_WORK TO COMPLETE_
Retype only what runs from the beginning of the data through the line with "import * as"; please omit the pictures and keep every line exact.

_DATASET EXTRACT_
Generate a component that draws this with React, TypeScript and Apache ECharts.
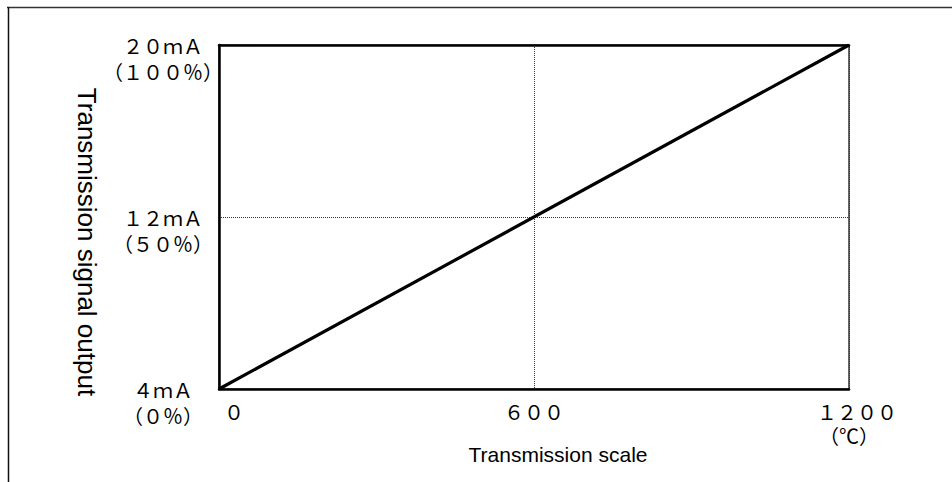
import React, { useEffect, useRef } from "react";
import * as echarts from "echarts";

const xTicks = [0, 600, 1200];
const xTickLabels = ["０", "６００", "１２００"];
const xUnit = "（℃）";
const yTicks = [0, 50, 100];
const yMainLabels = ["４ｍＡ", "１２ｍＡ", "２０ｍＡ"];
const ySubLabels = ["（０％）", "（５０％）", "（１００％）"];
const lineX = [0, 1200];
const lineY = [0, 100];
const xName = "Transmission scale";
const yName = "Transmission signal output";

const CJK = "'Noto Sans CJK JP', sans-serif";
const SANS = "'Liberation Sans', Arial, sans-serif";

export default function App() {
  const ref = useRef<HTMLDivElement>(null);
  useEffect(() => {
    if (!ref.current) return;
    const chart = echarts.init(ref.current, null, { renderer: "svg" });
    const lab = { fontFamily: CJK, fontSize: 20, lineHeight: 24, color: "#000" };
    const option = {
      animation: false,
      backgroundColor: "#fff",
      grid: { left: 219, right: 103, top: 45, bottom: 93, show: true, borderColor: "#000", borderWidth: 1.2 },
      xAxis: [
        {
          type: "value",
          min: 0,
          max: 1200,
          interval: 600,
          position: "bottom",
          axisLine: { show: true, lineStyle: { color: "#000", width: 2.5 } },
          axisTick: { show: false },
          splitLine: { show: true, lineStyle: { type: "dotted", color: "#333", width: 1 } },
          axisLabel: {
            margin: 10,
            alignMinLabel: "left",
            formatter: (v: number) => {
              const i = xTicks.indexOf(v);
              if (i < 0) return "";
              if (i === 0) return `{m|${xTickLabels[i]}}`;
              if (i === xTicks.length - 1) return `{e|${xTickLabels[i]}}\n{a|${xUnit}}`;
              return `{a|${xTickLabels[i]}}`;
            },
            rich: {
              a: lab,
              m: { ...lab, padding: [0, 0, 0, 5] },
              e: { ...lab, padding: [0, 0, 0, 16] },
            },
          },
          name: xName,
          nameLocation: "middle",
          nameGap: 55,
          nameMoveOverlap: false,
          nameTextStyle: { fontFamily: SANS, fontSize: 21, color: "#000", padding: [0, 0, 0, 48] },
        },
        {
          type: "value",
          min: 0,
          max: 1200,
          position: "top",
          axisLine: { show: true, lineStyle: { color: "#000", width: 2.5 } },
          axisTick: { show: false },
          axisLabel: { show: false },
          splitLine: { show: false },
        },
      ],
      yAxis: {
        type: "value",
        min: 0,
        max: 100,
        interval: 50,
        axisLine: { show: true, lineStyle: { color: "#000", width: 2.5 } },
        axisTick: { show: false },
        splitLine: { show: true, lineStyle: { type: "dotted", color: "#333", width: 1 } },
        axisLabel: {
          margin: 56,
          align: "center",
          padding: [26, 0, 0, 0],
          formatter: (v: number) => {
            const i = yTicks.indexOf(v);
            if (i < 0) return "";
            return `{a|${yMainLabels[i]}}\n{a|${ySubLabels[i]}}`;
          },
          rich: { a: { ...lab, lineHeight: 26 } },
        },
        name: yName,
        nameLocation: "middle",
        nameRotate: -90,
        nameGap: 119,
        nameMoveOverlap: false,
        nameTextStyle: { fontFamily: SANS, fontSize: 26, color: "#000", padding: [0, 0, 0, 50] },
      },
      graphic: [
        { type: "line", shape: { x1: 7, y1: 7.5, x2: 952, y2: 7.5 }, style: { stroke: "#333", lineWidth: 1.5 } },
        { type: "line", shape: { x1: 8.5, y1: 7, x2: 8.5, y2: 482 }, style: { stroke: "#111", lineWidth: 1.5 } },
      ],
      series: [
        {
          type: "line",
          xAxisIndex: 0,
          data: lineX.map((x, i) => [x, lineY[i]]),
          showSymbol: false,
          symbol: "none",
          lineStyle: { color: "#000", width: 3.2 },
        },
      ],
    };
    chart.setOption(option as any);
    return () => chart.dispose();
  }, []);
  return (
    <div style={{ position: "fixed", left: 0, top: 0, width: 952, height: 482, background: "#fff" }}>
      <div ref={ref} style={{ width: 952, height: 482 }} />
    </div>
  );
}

_FINAL RESULT_
Generate a component that draws this with React, TypeScript and Apache ECharts.
import React, { useEffect, useRef } from "react";
import * as echarts from "echarts";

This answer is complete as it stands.